Now look at that game... and think: That came out in 2000. We are talking when the PS2 CAME OUT. Whenever I hear of a "revolutionairy" racing games features I think back to 24 hour LeMans and make sure I have a solid base.
The fact you didn't even know about the game says a lot... I think a lot of GT (or even just racing) fans are unaware of what they are unaware of but still comfortable basing their opinions on this lack of awareness... see my sig
Oh did I also mention it released at $30?
That said, it was truly a bar setting game in all the things it did.
I can only think of four things which GT4 has over GT5:
- The number of tracks in game are fantastic.
- The wealth of race events is staggering, though this included a TON of Manufacturer Cup races.
- The used car lots made much more sense and were much better stocked, so you hardly ever had to wait long for a car to compete in an oddly restricted race.
- The economy was more collector friendly. GT5 is downright stingy in comparison.
But other than that, GT5 wins hands down. It has online gameplay which GT4 just couldn't do, and even the GT4 Standard cars look and handle a quantum leap better in GT5. Well, most of them look magnificent anyhow,

The ones I've seen certainly do. And I'm not one of those complaining that you can't change wheels on Standards. It would be nice, but maybe this - and interiors too - can be changed with a patch.
As for GT4 vs GT5 - as I have said before number of tracks/events in a car game are like the levels of any other game... limit those and it matters a lot less how many characters you can choose from. Can you imagine Mario with 80 characaters and only 2 worlds?
As for online, it was as much a matter of the time the game was released as anything else whether it had good online or not... even then didn't the Japanese one have online or something? Sure GT5 has online over GT4 but when you consider the passage of time having online is the equivalent now of supporting the dual analog sticks when GT4 came out... it's nothing special and to do it as poorly as GT5 has so far is actually kind of embarassing.
If you compare directly to each other GT5 is ahead in a lot of departments, but when you compare based on the time the games came out I think GT4 was FAR superior time adjusted to GT5...

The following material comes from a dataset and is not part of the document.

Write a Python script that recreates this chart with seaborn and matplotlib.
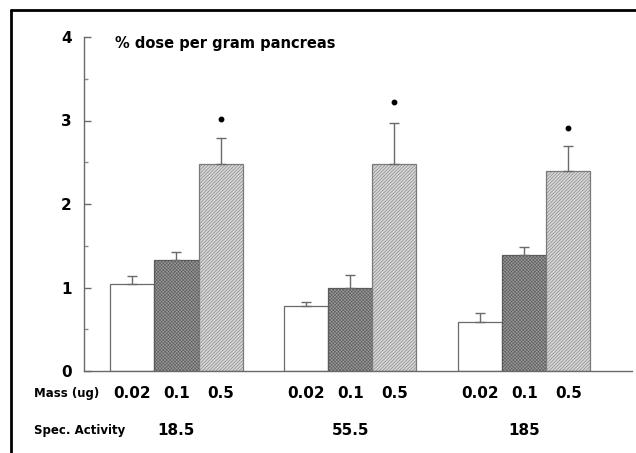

I mean it pushed 1080i on PS2 with solid 60 FPS (BTW I am surprised how many around here now dismiss 40 and 50 fps as being almost indistinguishable from 60FPS when not long ago 60 FPS a la GT4 was the only way to go with racing games... I think Kaz even said how important it was himself?). It offered split screen and lan play that was pretty much perfectly executed, almost all the details felt in place, truly polished and while it suffered the same clunky loads and redundancies they actually felt less offensive then and out of place (maybe load times were just more common and acceptable then compared to now that many games strive to have no load time like Fallout).
GT4 supported a built for the game FFB wheel with paddle shifters and sequential... GT5 supports a... built for the game almost duplicate wheel... not even a clutch or stick shift in the new wheel for GT5? In order to get those features you have to get a wheel not officially supported by the game or system and thus lacking in other areas...
No... on almost every front, time adjusted GT4 beats GT5 and on some fronts like content, depth and polish you don't even need to time adjust.
GT4 was MUCH more the innovation that GT5 and GT5 has very little if any true inovation... while it brings a lot of impressive features together in one package so do many other games... and as I have said before, you can take a feature list from almost any game and use it to prove no other game "does all those things better" so it's not saying much when the overall package is just rough around the edges and unfinished.